Source excerpt:

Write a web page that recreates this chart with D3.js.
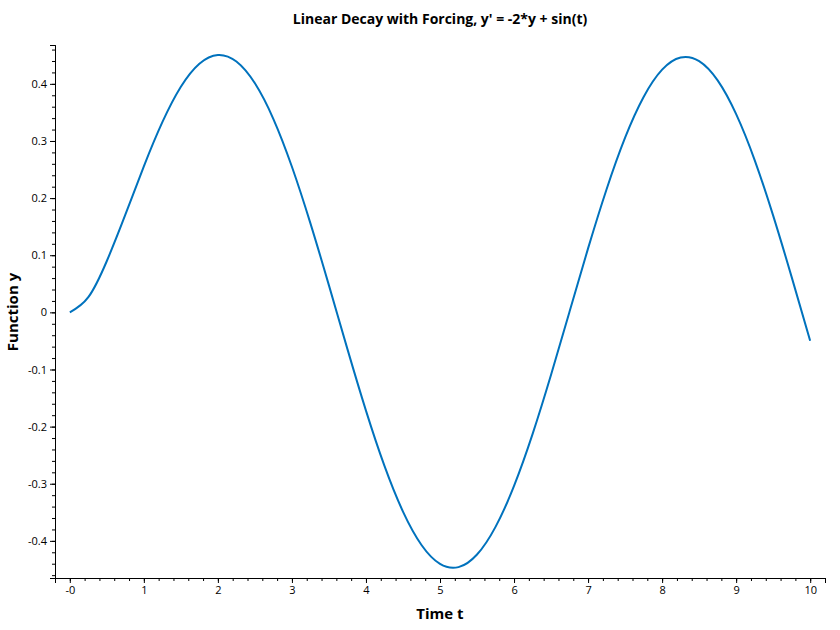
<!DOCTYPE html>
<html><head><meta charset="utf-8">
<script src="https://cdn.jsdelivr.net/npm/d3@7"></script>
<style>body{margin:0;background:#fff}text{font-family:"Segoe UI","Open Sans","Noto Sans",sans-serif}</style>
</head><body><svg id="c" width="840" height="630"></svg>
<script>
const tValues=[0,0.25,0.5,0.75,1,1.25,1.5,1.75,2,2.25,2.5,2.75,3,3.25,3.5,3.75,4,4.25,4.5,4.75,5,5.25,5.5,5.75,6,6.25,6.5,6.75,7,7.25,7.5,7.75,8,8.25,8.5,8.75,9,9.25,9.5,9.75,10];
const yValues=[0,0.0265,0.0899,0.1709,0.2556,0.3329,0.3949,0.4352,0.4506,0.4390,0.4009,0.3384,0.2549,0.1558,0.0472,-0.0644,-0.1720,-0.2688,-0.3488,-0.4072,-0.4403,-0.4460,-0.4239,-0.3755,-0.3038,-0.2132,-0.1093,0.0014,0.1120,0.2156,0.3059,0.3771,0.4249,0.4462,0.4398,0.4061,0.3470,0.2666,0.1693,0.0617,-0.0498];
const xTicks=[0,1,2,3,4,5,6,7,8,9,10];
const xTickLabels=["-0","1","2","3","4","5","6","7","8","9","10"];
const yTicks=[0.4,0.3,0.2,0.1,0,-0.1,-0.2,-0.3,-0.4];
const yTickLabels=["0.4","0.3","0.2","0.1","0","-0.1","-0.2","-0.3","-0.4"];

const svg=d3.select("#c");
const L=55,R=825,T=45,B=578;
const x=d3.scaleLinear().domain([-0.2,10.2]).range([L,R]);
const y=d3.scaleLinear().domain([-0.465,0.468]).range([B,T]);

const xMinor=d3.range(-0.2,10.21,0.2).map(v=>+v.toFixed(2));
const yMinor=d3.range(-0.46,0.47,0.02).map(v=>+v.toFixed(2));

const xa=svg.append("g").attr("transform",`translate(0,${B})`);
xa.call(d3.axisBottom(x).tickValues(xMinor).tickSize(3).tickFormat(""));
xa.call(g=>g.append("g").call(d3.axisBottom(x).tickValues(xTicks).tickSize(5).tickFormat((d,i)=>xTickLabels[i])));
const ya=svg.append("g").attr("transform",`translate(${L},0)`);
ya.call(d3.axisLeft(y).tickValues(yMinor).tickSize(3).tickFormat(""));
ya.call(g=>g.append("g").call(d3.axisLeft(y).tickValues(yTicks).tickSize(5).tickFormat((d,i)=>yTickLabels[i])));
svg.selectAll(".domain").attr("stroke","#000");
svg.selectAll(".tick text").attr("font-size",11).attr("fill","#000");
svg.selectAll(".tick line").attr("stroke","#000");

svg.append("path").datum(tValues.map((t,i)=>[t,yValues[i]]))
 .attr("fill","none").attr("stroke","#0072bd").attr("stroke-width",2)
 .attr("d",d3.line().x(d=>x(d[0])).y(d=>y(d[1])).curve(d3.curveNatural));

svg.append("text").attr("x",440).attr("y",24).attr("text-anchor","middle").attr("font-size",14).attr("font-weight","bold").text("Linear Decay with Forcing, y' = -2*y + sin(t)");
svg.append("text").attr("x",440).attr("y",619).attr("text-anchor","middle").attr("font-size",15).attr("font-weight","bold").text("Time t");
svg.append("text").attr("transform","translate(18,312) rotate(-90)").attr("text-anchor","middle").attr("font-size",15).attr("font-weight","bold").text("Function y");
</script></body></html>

Aim of the task:
From start to finish, output the listing exactly, but omit its pictures.

Reply to the task:
Write a web page that recreates this chart with D3.js.
<!DOCTYPE html>
<html><head><meta charset="utf-8">
<script src="https://cdn.jsdelivr.net/npm/d3@7"></script>
<style>body{margin:0;background:#fff}text{font-family:"Segoe UI","Open Sans","Noto Sans",sans-serif}</style>
</head><body><svg id="c" width="840" height="630"></svg>
<script>
const tValues=[0,0.25,0.5,0.75,1,1.25,1.5,1.75,2,2.25,2.5,2.75,3,3.25,3.5,3.75,4,4.25,4.5,4.75,5,5.25,5.5,5.75,6,6.25,6.5,6.75,7,7.25,7.5,7.75,8,8.25,8.5,8.75,9,9.25,9.5,9.75,10];
const yValues=[0,0.0265,0.0899,0.1709,0.2556,0.3329,0.3949,0.4352,0.4506,0.4390,0.4009,0.3384,0.2549,0.1558,0.0472,-0.0644,-0.1720,-0.2688,-0.3488,-0.4072,-0.4403,-0.4460,-0.4239,-0.3755,-0.3038,-0.2132,-0.1093,0.0014,0.1120,0.2156,0.3059,0.3771,0.4249,0.4462,0.4398,0.4061,0.3470,0.2666,0.1693,0.0617,-0.0498];
const xTicks=[0,1,2,3,4,5,6,7,8,9,10];
const xTickLabels=["-0","1","2","3","4","5","6","7","8","9","10"];
const yTicks=[0.4,0.3,0.2,0.1,0,-0.1,-0.2,-0.3,-0.4];
const yTickLabels=["0.4","0.3","0.2","0.1","0","-0.1","-0.2","-0.3","-0.4"];

const svg=d3.select("#c");
const L=55,R=825,T=45,B=578;
const x=d3.scaleLinear().domain([-0.2,10.2]).range([L,R]);
const y=d3.scaleLinear().domain([-0.465,0.468]).range([B,T]);

const xMinor=d3.range(-0.2,10.21,0.2).map(v=>+v.toFixed(2));
const yMinor=d3.range(-0.46,0.47,0.02).map(v=>+v.toFixed(2));

const xa=svg.append("g").attr("transform",`translate(0,${B})`);
xa.call(d3.axisBottom(x).tickValues(xMinor).tickSize(3).tickFormat(""));
xa.call(g=>g.append("g").call(d3.axisBottom(x).tickValues(xTicks).tickSize(5).tickFormat((d,i)=>xTickLabels[i])));
const ya=svg.append("g").attr("transform",`translate(${L},0)`);
ya.call(d3.axisLeft(y).tickValues(yMinor).tickSize(3).tickFormat(""));
ya.call(g=>g.append("g").call(d3.axisLeft(y).tickValues(yTicks).tickSize(5).tickFormat((d,i)=>yTickLabels[i])));
svg.selectAll(".domain").attr("stroke","#000");
svg.selectAll(".tick text").attr("font-size",11).attr("fill","#000");
svg.selectAll(".tick line").attr("stroke","#000");

svg.append("path").datum(tValues.map((t,i)=>[t,yValues[i]]))
 .attr("fill","none").attr("stroke","#0072bd").attr("stroke-width",2)
 .attr("d",d3.line().x(d=>x(d[0])).y(d=>y(d[1])).curve(d3.curveNatural));

svg.append("text").attr("x",440).attr("y",24).attr("text-anchor","middle").attr("font-size",14).attr("font-weight","bold").text("Linear Decay with Forcing, y' = -2*y + sin(t)");
svg.append("text").attr("x",440).attr("y",619).attr("text-anchor","middle").attr("font-size",15).attr("font-weight","bold").text("Time t");
svg.append("text").attr("transform","translate(18,312) rotate(-90)").attr("text-anchor","middle").attr("font-size",15).attr("font-weight","bold").text("Function y");
</script></body></html>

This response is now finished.